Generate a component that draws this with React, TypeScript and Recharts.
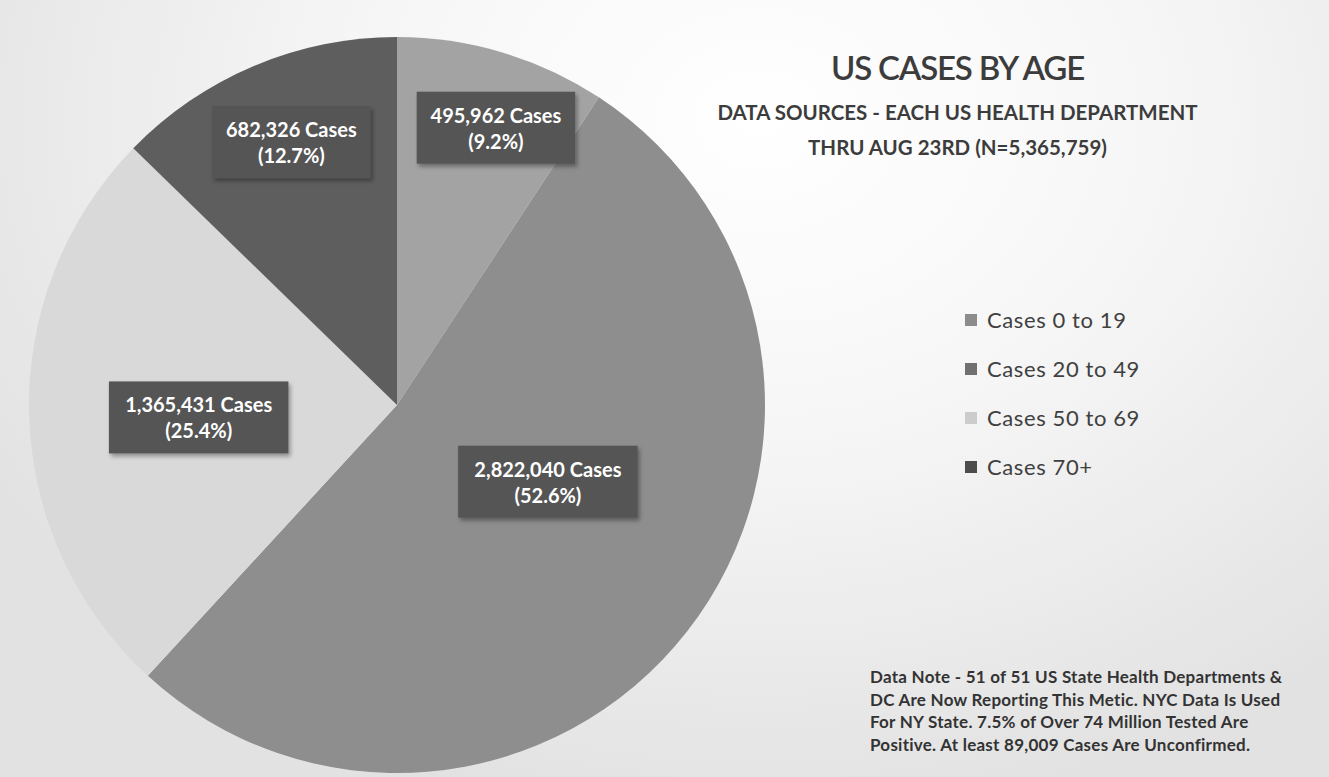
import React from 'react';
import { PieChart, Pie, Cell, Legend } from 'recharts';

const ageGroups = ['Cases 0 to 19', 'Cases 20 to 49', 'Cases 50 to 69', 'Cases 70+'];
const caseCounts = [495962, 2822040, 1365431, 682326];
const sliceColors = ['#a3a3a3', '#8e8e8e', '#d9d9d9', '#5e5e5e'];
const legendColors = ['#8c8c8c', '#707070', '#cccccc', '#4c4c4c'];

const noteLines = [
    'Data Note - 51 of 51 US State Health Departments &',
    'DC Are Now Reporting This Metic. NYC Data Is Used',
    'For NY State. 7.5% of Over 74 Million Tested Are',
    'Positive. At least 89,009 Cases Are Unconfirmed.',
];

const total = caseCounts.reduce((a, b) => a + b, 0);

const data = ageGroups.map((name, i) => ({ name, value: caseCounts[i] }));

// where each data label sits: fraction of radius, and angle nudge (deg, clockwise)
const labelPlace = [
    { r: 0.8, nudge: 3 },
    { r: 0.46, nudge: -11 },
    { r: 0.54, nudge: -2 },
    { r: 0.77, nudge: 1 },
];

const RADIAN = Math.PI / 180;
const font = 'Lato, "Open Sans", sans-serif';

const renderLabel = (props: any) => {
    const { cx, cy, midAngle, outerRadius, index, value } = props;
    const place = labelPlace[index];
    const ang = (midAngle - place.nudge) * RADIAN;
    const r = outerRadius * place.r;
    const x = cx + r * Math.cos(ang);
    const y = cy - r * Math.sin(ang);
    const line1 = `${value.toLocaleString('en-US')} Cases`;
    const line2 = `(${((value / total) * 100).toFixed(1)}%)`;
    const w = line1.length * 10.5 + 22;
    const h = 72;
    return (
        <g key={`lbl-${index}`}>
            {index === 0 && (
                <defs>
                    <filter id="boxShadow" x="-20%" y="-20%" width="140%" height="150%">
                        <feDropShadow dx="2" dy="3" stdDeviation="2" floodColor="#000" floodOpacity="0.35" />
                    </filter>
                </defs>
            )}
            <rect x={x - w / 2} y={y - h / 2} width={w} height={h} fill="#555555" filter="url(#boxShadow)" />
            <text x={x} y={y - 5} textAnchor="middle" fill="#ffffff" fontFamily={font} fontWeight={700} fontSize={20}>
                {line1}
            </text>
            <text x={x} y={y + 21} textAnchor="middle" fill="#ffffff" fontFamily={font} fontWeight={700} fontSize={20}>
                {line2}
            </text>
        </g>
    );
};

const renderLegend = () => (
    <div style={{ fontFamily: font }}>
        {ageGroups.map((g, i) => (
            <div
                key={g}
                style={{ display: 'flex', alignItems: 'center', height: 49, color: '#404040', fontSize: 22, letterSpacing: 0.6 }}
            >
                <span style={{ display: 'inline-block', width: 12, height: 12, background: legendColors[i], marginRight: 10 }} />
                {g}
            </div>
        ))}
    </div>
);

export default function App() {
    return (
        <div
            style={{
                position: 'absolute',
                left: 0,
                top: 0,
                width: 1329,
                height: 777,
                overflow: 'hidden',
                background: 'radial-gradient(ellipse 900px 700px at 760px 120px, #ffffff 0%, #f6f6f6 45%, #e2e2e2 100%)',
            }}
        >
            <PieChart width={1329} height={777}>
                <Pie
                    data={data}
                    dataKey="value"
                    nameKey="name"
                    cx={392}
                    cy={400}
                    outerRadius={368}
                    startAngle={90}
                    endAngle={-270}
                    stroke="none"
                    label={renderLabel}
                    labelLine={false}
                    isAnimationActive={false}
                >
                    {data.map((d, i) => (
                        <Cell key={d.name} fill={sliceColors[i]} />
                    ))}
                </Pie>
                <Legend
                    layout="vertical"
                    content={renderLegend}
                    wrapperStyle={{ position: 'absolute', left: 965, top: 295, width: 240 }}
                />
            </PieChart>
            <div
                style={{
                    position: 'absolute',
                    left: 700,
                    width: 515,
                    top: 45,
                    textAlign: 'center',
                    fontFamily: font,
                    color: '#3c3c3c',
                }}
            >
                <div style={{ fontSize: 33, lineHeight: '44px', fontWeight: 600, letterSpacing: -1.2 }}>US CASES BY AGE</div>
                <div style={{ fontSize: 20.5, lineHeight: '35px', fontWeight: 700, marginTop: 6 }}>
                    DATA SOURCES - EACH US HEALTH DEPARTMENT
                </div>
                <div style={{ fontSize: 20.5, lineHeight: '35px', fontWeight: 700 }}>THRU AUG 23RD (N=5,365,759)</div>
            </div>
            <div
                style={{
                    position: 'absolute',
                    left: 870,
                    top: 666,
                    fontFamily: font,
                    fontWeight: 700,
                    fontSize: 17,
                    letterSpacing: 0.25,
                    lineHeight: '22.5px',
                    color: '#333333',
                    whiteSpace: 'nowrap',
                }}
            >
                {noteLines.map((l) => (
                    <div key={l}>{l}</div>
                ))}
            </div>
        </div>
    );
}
.....
Do this:
State only how many lines in the material include "React".

Exercise result:
2